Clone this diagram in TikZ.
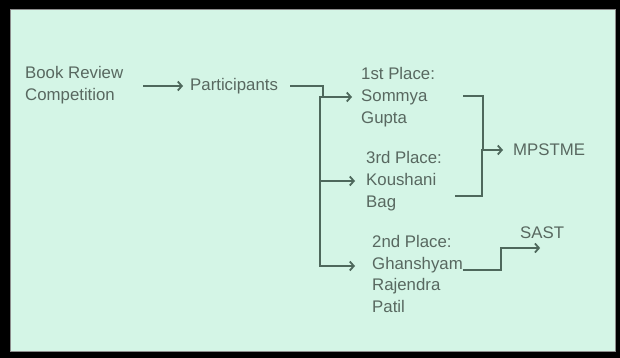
\documentclass[tikz,border=0pt]{standalone}
\usepackage{fontspec}
\setmainfont{Liberation Sans}
\usetikzlibrary{arrows.meta}
\definecolor{mintbg}{RGB}{212,245,230}
\definecolor{txtgray}{RGB}{88,104,96}
\definecolor{linegreen}{RGB}{78,104,92}
\tikzset{
	lbl/.style={anchor=west, inner sep=0pt, align=left, text=txtgray, font=\fontsize{16.8}{21.8}\selectfont},
	conn/.style={draw=linegreen, line width=1.8pt},
	arr/.style={conn, -{Straight Barb[length=4pt,width=9pt,line width=1.8pt]}}
}

\begin{document}
\begin{tikzpicture}[x=1pt, y=-1pt]
			%%%%% START %%%%%
			
			\useasboundingbox (0, 0) rectangle (620, 358);
			\fill[black] (0, 0) rectangle (620, 358);
			\draw[fill=mintbg, draw=black!45, line width=0.6pt] (10, 9) rectangle (615, 351);
			
			\node[lbl] (book) at (25, 85) {Book Review\\Competition};
			\node[lbl] (part) at (190, 86) {Participants};
			
			\node[lbl] (first) at (361, 97) {1st Place:\\Sommya\\Gupta};
			\node[lbl] (third) at (366, 181) {3rd Place:\\Koushani\\Bag};
			\node[lbl] (second) at (372, 274) {2nd Place:\\Ghanshyam\\Rajendra\\Patil};
			
			\node[lbl] (mps) at (513, 150) {MPSTME};
			\node[lbl] (sast) at (520, 233) {SAST};
			
			\coordinate (trunk) at (320, 97);
			\coordinate (join) at (482, 150);
			
			\draw[arr, shorten <=20pt, shorten >=7pt] (book.east |- part.west) -- (part.west);
			
			\draw[conn, shorten <=12pt] (part.east) -| ([shift={(3,0)}]trunk);
			\draw[arr, shorten >=9pt] ([shift={(-1,0)}]trunk) -- (first.west);
			\draw[conn] (trunk) -- ([shift={(0,-8)}]trunk |- second.west);
			\draw[arr, shorten >=11pt] ([shift={(-1,0)}]trunk |- third.west) -- (third.west);
			\draw[arr, shorten >=17pt] ([shift={(-1,-8)}]trunk |- second.west) -- ([shift={(0,-8)}]second.west);
			
			\draw[conn] ([shift={(0,-1)}]first.east -| 463, 0) -| ([shift={(1,0)}]join);
			\draw[conn] (third.east -| 455, 0) ++(0, 15) -| (join);
			\draw[arr, shorten >=10pt] ([shift={(-1,0)}]join) -- (mps.west);
			
			\draw[arr] ([shift={(0,-4)}]second.east) -- ++(38, 0) |- ([shift={(-2,15)}]sast.center);
			
			%%%%% END %%%%%
\end{tikzpicture}
\end{document}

^^^^

SHORT PROBLEM:
Return the material exactly as given, apart from the pictures.

TASK ANSWER:
Clone this diagram in TikZ.
\documentclass[tikz,border=0pt]{standalone}
\usepackage{fontspec}
\setmainfont{Liberation Sans}
\usetikzlibrary{arrows.meta}
\definecolor{mintbg}{RGB}{212,245,230}
\definecolor{txtgray}{RGB}{88,104,96}
\definecolor{linegreen}{RGB}{78,104,92}
\tikzset{
	lbl/.style={anchor=west, inner sep=0pt, align=left, text=txtgray, font=\fontsize{16.8}{21.8}\selectfont},
	conn/.style={draw=linegreen, line width=1.8pt},
	arr/.style={conn, -{Straight Barb[length=4pt,width=9pt,line width=1.8pt]}}
}

\begin{document}
\begin{tikzpicture}[x=1pt, y=-1pt]
			%%%%% START %%%%%
			
			\useasboundingbox (0, 0) rectangle (620, 358);
			\fill[black] (0, 0) rectangle (620, 358);
			\draw[fill=mintbg, draw=black!45, line width=0.6pt] (10, 9) rectangle (615, 351);
			
			\node[lbl] (book) at (25, 85) {Book Review\\Competition};
			\node[lbl] (part) at (190, 86) {Participants};
			
			\node[lbl] (first) at (361, 97) {1st Place:\\Sommya\\Gupta};
			\node[lbl] (third) at (366, 181) {3rd Place:\\Koushani\\Bag};
			\node[lbl] (second) at (372, 274) {2nd Place:\\Ghanshyam\\Rajendra\\Patil};
			
			\node[lbl] (mps) at (513, 150) {MPSTME};
			\node[lbl] (sast) at (520, 233) {SAST};
			
			\coordinate (trunk) at (320, 97);
			\coordinate (join) at (482, 150);
			
			\draw[arr, shorten <=20pt, shorten >=7pt] (book.east |- part.west) -- (part.west);
			
			\draw[conn, shorten <=12pt] (part.east) -| ([shift={(3,0)}]trunk);
			\draw[arr, shorten >=9pt] ([shift={(-1,0)}]trunk) -- (first.west);
			\draw[conn] (trunk) -- ([shift={(0,-8)}]trunk |- second.west);
			\draw[arr, shorten >=11pt] ([shift={(-1,0)}]trunk |- third.west) -- (third.west);
			\draw[arr, shorten >=17pt] ([shift={(-1,-8)}]trunk |- second.west) -- ([shift={(0,-8)}]second.west);
			
			\draw[conn] ([shift={(0,-1)}]first.east -| 463, 0) -| ([shift={(1,0)}]join);
			\draw[conn] (third.east -| 455, 0) ++(0, 15) -| (join);
			\draw[arr, shorten >=10pt] ([shift={(-1,0)}]join) -- (mps.west);
			
			\draw[arr] ([shift={(0,-4)}]second.east) -- ++(38, 0) |- ([shift={(-2,15)}]sast.center);
			
			%%%%% END %%%%%
\end{tikzpicture}
\end{document}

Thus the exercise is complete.